Tuesday, December 10, 2013
By RACHEL OHM Kennebec Journal
NORRIDGEWOCK — Two workers at a Norridgewock day-care center that was shut down after four children were molested there are being sued by the state Department of Health and Human Services on behalf of one of the children.
In this June 2013 file photo, defendant Horace Barstow, right, sits beside a Somerset County jail transport deputy moments after he was sentenced to four years in prison for unlawful sexual contact of children in Skowhegan District Court.
Staff photo by David Leaming
In this March 2013 file photo, children's toys can be seen outside the ABC 123 Daycare shortly after kids went back inside on Upper Main Street in Norridgewock, Maine. The owners of the daycare, which was shut down after four children were molested, are now facing a civil lawsuit filed by the Maine Department of Health and Human Services on behalf of one of the children.
Staff photo by David Leaming
The lawsuit claims assault, battery and intentional infliction of emotional distress by Horace Barstow, as well as negligence by his wife, Barbara Barstow, owner of ABC 123 Daycare.
Both denied the charges in written statements filed with the court.
Horace Barstow, 67, was convicted in June on four counts of unlawful sexual contact with children and is in prison.
The department filed the lawsuit on behalf of a 5-year-old boy who is in foster care. It claims Barstow touched the boy's genitals and caused him harm and emotional distress, and it accuses Barstow of intentional and reckless conduct.
According to the lawsuit, Horace Barstow acted as a worker at the day-care center, operated at the couple's home at 43 Upper Main St., and had direct interaction with children.
All of the victims were under the age of 14.
The preliminary work for the lawsuit filed July 29 in Somerset County Superior Court is just beginning, and the earliest it could go to trial is May 2014, said Paul Sumberg, the lawyer representing the department and the child. He said he is gathering records from the department and scheduling depositions for the Barstows.

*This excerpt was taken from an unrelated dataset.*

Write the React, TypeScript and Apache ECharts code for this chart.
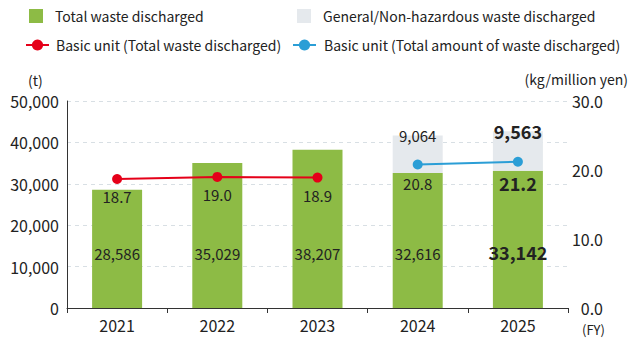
import React, { useEffect, useRef } from "react";
import * as echarts from "echarts";

const years = ["2021", "2022", "2023", "2024", "2025"];
const totalWaste = [28586, 35029, 38207, 32616, 33142];
const generalWaste = [null, null, null, 9064, 9563];
const unitTotal = [18.7, 19.0, 18.9, null, null];
const unitAmount = [null, null, null, 20.8, 21.2];
const leftTicks = { min: 0, max: 50000, interval: 10000 };
const rightTicks = { min: 0, max: 30, interval: 10 };

const FONT = "'Noto Sans CJK JP', 'Noto Sans', sans-serif";
const GREEN = "#8dbb45";
const GRAY = "#e5e9ed";
const RED = "#e50019";
const BLUE = "#2b9ed6";
const TEXT = "#222222";

export default function App() {
  const ref = useRef<HTMLDivElement>(null);
  useEffect(() => {
    if (!ref.current) return;
    const chart = echarts.init(ref.current, null, { renderer: "svg" });
    const lastIdx = years.length - 1;
    const bigLabel = { fontSize: 18, fontWeight: "bold" as const };
    const legendText = (pad: number) => ({
      fontFamily: FONT,
      fontSize: 14,
      color: TEXT,
      padding: [0, 0, 0, pad],
    });
    const legendBase = {
      orient: "horizontal" as const,
      itemGap: 0,
      padding: 0,
      selectedMode: false,
    };
    chart.setOption({
      animation: false,
      textStyle: { fontFamily: FONT },
      grid: { left: 67, right: 74, top: 101, bottom: 49 },
      legend: [
        { ...legendBase, left: 29, top: 9, itemWidth: 14, itemHeight: 14, textStyle: legendText(7), data: [{ name: "Total waste discharged", icon: "rect" }] },
        { ...legendBase, left: 297, top: 9, itemWidth: 14, itemHeight: 14, textStyle: legendText(7), data: [{ name: "General/Non-hazardous waste discharged", icon: "rect" }] },
        { ...legendBase, left: 25, top: 38, itemWidth: 23, itemHeight: 14, textStyle: legendText(2), data: ["Basic unit (Total waste discharged)"] },
        { ...legendBase, left: 292, top: 38, itemWidth: 23, itemHeight: 14, textStyle: legendText(3), data: ["Basic unit (Total amount of waste discharged)"] },
      ],
      xAxis: {
        type: "category",
        data: years,
        axisLine: { lineStyle: { color: "#333", width: 1 } },
        axisTick: { show: true, length: 5, lineStyle: { color: "#333" } },
        axisLabel: { fontSize: 16, color: TEXT, margin: 9, fontFamily: FONT },
      },
      yAxis: [
        {
          type: "value",
          ...leftTicks,
          axisLine: { show: true, lineStyle: { color: "#333" } },
          axisTick: { show: false },
          axisLabel: {
            fontSize: 16,
            color: TEXT,
            margin: 8,
            fontFamily: FONT,
            formatter: (v: number) => v.toLocaleString("en-US"),
          },
          splitLine: { lineStyle: { color: "#d8dfe4", type: [4, 4] } },
        },
        {
          type: "value",
          ...rightTicks,
          position: "right",
          axisLine: { show: false },
          axisTick: { show: false },
          axisLabel: {
            fontSize: 16,
            color: TEXT,
            margin: 35,
            align: "right",
            fontFamily: FONT,
            formatter: (v: number) => v.toFixed(1),
          },
          splitLine: { show: false },
        },
      ],
      graphic: [
        { type: "text", left: 28, top: 73, style: { text: "(t)", fontSize: 14, fill: TEXT, fontFamily: FONT } },
        { type: "text", right: 14, top: 72, style: { text: "(kg/million yen)", fontSize: 14, fill: TEXT, fontFamily: FONT } },
        { type: "text", left: 582, top: 323, style: { text: "(FY)", fontSize: 13, fill: TEXT, fontFamily: FONT } },
      ],
      series: [
        {
          name: "Total waste discharged",
          type: "bar",
          stack: "w",
          barWidth: 50,
          itemStyle: { color: GREEN },
          label: {
            show: true,
            position: "insideBottom",
            distance: 47,
            fontSize: 15,
            color: TEXT,
            fontFamily: FONT,
            formatter: (p: any) => Number(p.value).toLocaleString("en-US"),
          },
          data: totalWaste.map((v, i) => (i === lastIdx ? { value: v, label: bigLabel } : v)),
        },
        {
          name: "General/Non-hazardous waste discharged",
          type: "bar",
          stack: "w",
          barWidth: 50,
          itemStyle: { color: GRAY },
          label: {
            show: true,
            position: ["50%", 0],
            align: "center",
            verticalAlign: "middle",
            fontSize: 15,
            color: TEXT,
            fontFamily: FONT,
            formatter: (p: any) => (p.value == null ? "" : Number(p.value).toLocaleString("en-US")),
          },
          data: generalWaste.map((v, i) => (i === lastIdx ? { value: v, label: bigLabel } : v)),
        },
        {
          name: "Basic unit (Total waste discharged)",
          type: "line",
          yAxisIndex: 1,
          symbol: "circle",
          symbolSize: 10,
          lineStyle: { color: RED, width: 2 },
          itemStyle: { color: RED },
          label: {
            show: true,
            position: "bottom",
            distance: 5,
            fontSize: 15,
            color: TEXT,
            fontFamily: FONT,
            formatter: (p: any) => Number(p.value).toFixed(1),
          },
          data: unitTotal,
        },
        {
          name: "Basic unit (Total amount of waste discharged)",
          type: "line",
          yAxisIndex: 1,
          symbol: "circle",
          symbolSize: 10,
          lineStyle: { color: BLUE, width: 2 },
          itemStyle: { color: BLUE },
          label: {
            show: true,
            position: "bottom",
            distance: 7,
            fontSize: 15,
            color: TEXT,
            fontFamily: FONT,
            formatter: (p: any) => Number(p.value).toFixed(1),
          },
          data: unitAmount.map((v, i) => (i === lastIdx ? { value: v, label: bigLabel } : v)),
        },
      ],
    });
    return () => chart.dispose();
  }, []);
  return <div ref={ref} style={{ width: 642, height: 357, position: "absolute", left: 0, top: 0 }} />;
}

The child is doing "reasonably well," but Sumberg did not want to say anything else about him.
He wasn't sure how much money the department would be asking for in damages.
No other lawsuits have been filed against the Barstows, and Sumberg said he did not know whether other victims would be filing claims.
The DHHS declined to comment on the matter.
Barbara Barstow could not be reached for comment and did not respond to a note left at her home seeking comment.
Horace Barstow had no comment when contacted at the Maine Correctional Center in Windham, where he is imprisoned, a corrections spokeswoman said Tuesday.
Also, no lawyer is on record in court documents as representing the Barstows. Sumberg said the Barstows' insurance company was notified because there is a chance that the negligence charge could be covered under homeowner's insurance.
Insurance companies don't usually cover the damages accrued by intentional acts, he said.
As part of a plea deal, Horace Barstow pleaded guilty June 19 to four charges of unlawful sexual contact with four children at the day-care center between November and January.
DHHS shut the business down in March, about two weeks after Barstow was arrested, and Barbara Barstow is no longer a licensed child care provider, according to department spokesman John Martins.
Horace Barstow is a former Somerset County Sheriff's Department deputy and was a reserve officer with the Norridgewock Police Department, which closed in 1986. His sentence included 10 years in prison with all but four years suspended, and 10 years of probation.
He also must register as a sex offender for life.